US stocks rose on Wednesday after Greece's prime minister signalled he was prepared to accept most of creditors' bailout terms and a raft of US data pointed to a stronger economy. Adding to the positive tone, financial stocks rallied after Swiss insurance giant ACE snagged a deal to buy upmarket property insurer Chubb for $28.3 billion.
Greek Prime Minister Alexis Tsipras made his new offer a day after the country became the first advanced nation to default on an IMF loan. "Investors are taking a collective sigh of relief that an armageddon type of scenario did not occur with respect to Greece," said Adam Sarhan, chief executive of Sarhan Capital in New York.

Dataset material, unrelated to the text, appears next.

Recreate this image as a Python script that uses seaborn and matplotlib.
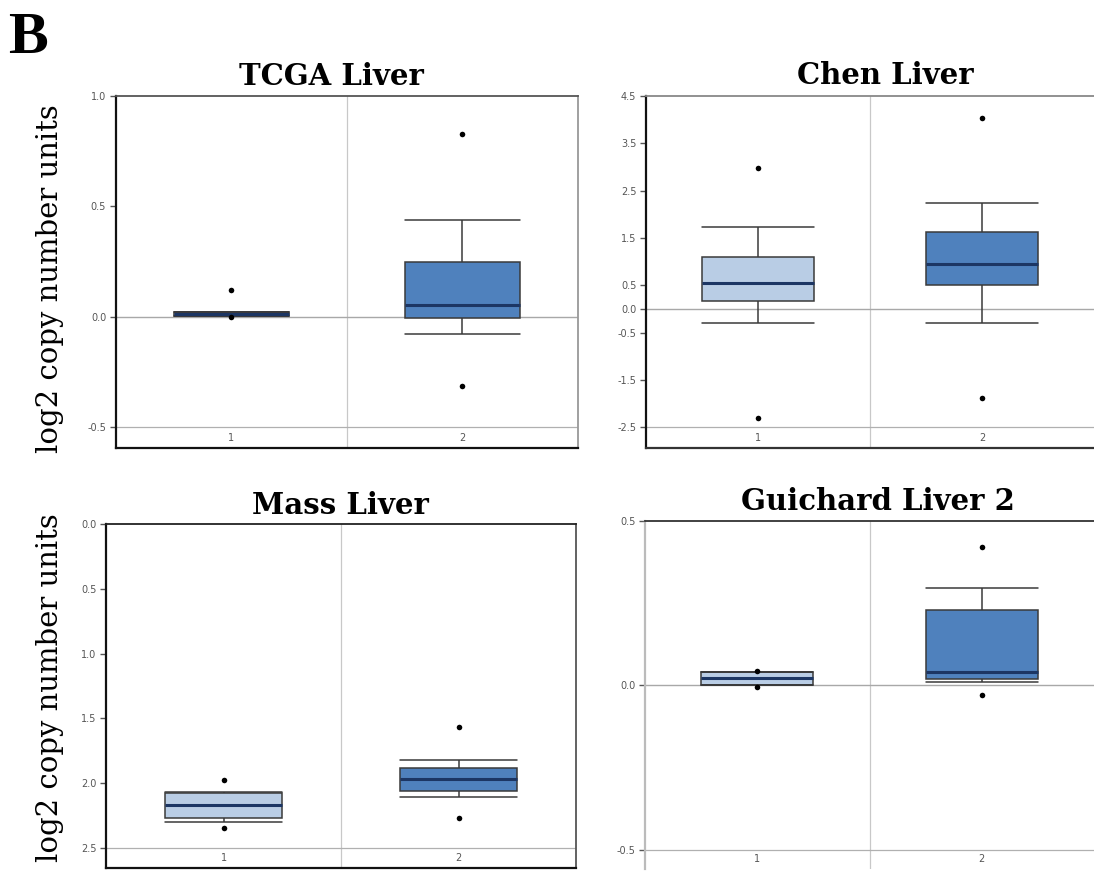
import matplotlib
matplotlib.use("Agg")
import pandas as pd
import matplotlib.pyplot as plt
import seaborn as sns

sns.set_theme(style="white")
plt.rcParams["axes.unicode_minus"] = False

groups = ["1", "2"]
light_blue = "#b9cde5"
dark_blue = "#4f81bd"

# five-number summaries: low whisker, q1, median, q3, high whisker
tcga_g1 = [0.005, 0.005, 0.013, 0.021, 0.021]
tcga_g2 = [-0.077, -0.005, 0.054, 0.25, 0.44]
tcga_out1 = [0.12, 0.0]
tcga_out2 = [0.83, -0.315]
tcga_ticks = [1.0, 0.5, 0.0, -0.5]
tcga_labels = ["1.0", "0.5", "0.0", "-0.5"]

chen_g1 = [-0.30, 0.17, 0.55, 1.10, 1.73]
chen_g2 = [-0.30, 0.50, 0.95, 1.63, 2.24]
chen_out1 = [2.98, -2.30]
chen_out2 = [4.04, -1.88]
chen_ticks = [4.5, 3.5, 2.5, 1.5, 0.5, 0.0, -0.5, -1.5, -2.5]
chen_labels = ["4.5", "3.5", "2.5", "1.5", "0.5", "0.0", "-0.5", "-1.5", "-2.5"]

mass_g1 = [2.07, 2.08, 2.17, 2.27, 2.30]
mass_g2 = [1.82, 1.88, 1.97, 2.06, 2.11]
mass_out1 = [1.98, 2.35]
mass_out2 = [1.57, 2.27]
mass_ticks = [0.0, 0.5, 1.0, 1.5, 2.0, 2.5]
mass_labels = ["0.0", "0.5", "1.0", "1.5", "2.0", "2.5"]

gui_g1 = [0.0, 0.0, 0.022, 0.04, 0.04]
gui_g2 = [0.01, 0.02, 0.04, 0.23, 0.295]
gui_out1 = [0.045, -0.005]
gui_out2 = [0.42, -0.03]
gui_ticks = [0.5, 0.0, -0.5]
gui_labels = ["0.5", "0.0", "-0.5"]


def draw_panel(ax, g1, g2, out1, out2, ticks, labels, ylim, base, zero=True):
    df = pd.DataFrame({"group": ["1"] * len(g1) + ["2"] * len(g2), "value": g1 + g2})
    sns.boxplot(data=df, x="group", y="value", hue="group", order=groups,
                palette=[light_blue, dark_blue], saturation=1, width=0.5, whis=(0, 100),
                linecolor="#3a3a3a", linewidth=1.1, showfliers=False, legend=False,
                medianprops={"color": "#1c3664", "linewidth": 2.2}, ax=ax)
    # caps as wide as the boxes
    for ln in ax.lines:
        x, y = ln.get_xdata(), ln.get_ydata()
        if len(x) == 2 and y[0] == y[1]:
            c = (x[0] + x[1]) / 2
            ln.set_xdata([c - 0.25, c + 0.25])
    odf = pd.DataFrame({"group": ["1"] * len(out1) + ["2"] * len(out2), "value": out1 + out2})
    sns.stripplot(data=odf, x="group", y="value", order=groups, jitter=False,
                  color="black", size=4, ax=ax, zorder=5)
    ax.set_xlim(-0.5, 1.5)
    ax.set_ylim(*ylim)
    ax.axvline(0.5, color="#c8c8c8", lw=0.9, zorder=0)
    ax.axhline(base, color="#b0b0b0", lw=0.9, zorder=0)
    if zero:
        ax.axhline(0, color="#a8a8a8", lw=1.0, zorder=0)
    ax.set_yticks(ticks)
    ax.set_yticklabels(labels)
    ax.set_xlabel("")
    ax.set_ylabel("")
    ax.tick_params(axis="y", left=True, length=4, width=1, color="#555555",
                   labelsize=7, labelcolor="#555555", pad=3)
    ax.tick_params(axis="x", bottom=False, length=0, pad=-11, labelsize=7,
                   labelcolor="#555555")


fig = plt.figure(figsize=(10.94, 8.71), dpi=100)
ax1 = fig.add_axes([0.106, 0.4856, 0.422, 0.404])
ax2 = fig.add_axes([0.5905, 0.4856, 0.4095, 0.404])
ax3 = fig.add_axes([0.097, 0.003, 0.4295, 0.395])
ax4 = fig.add_axes([0.5896, 0.002, 0.4104, 0.3998])

draw_panel(ax1, tcga_g1, tcga_g2, tcga_out1, tcga_out2, tcga_ticks, tcga_labels,
           (-0.595, 1.0), -0.5)
draw_panel(ax2, chen_g1, chen_g2, chen_out1, chen_out2, chen_ticks, chen_labels,
           (-2.94, 4.5), -2.5)
draw_panel(ax3, mass_g1, mass_g2, mass_out1, mass_out2, mass_ticks, mass_labels,
           (2.66, 0.0), 2.5, zero=False)
draw_panel(ax4, gui_g1, gui_g2, gui_out1, gui_out2, gui_ticks, gui_labels,
           (-0.56, 0.5), -0.5)

# spines
spine_cols = {
    ax1: {"left": "#111111", "bottom": "#111111", "top": "#555555", "right": "#999999"},
    ax2: {"left": "#111111", "bottom": "#333333", "top": "#888888", "right": None},
    ax3: {"left": "#111111", "bottom": "#111111", "top": "#222222", "right": "#555555"},
    ax4: {"left": "#bbbbbb", "bottom": None, "top": "#333333", "right": None},
}
for ax, cols in spine_cols.items():
    for side, col in cols.items():
        if col is None:
            ax.spines[side].set_visible(False)
        else:
            ax.spines[side].set_color(col)
            ax.spines[side].set_linewidth(1.6 if side in ("left", "bottom") else 1.3)

serif = ["DejaVu Serif", "Liberation Serif"]
fig.text(0.007, 1 - 53 / 871, "B", fontsize=43, fontweight="bold",
         family=["Liberation Serif"], color="black")
title_kw = dict(fontsize=21, fontweight="bold", family=serif, ha="center",
                va="baseline", color="black")
fig.text(331 / 1094, 1 - 85 / 871, "TCGA Liver", **title_kw)
fig.text(885 / 1094, 1 - 84 / 871, "Chen Liver", **title_kw)
fig.text(340 / 1094, 1 - 514 / 871, "Mass Liver", **title_kw)
fig.text(878 / 1094, 1 - 510 / 871, "Guichard Liver 2", **title_kw)
ylab_kw = dict(fontsize=21, family=serif, rotation=90, ha="center", va="center",
               color="black")
fig.text(50 / 1094, 1 - 279 / 871, "log2 copy number units", **ylab_kw)
fig.text(50 / 1094, 1 - 688 / 871, "log2 copy number units", **ylab_kw)

fig.savefig("out.png", dpi=100)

"The markets are also rallying from deeply oversold level." US private employers added 237,000 jobs in June, the biggest gain since December, while construction spending rose in May to its highest level in just over 6-1/2 years. The US Federal Reserve has said it will raise rates only if it sees a sustained recovery in the economy. "As long as the Fed raises rates because there is economic expansion and not because of inflation, it is a positive for equities because that means corporations can continue to grow earnings," said Peter Cardillo, chief market economist at Rockwell Global Capital in New York. At 11:32 am EDT (1532 GMT) the Dow Jones industrial average was up 133.08 points, or 0.76 percent, at 17,752.59, the S&P 500 was up 14.78 points, or 0.72 percent, at 2,077.89 and the Nasdaq Composite was up 34.37 points, or 0.69 percent, at 5,021.23.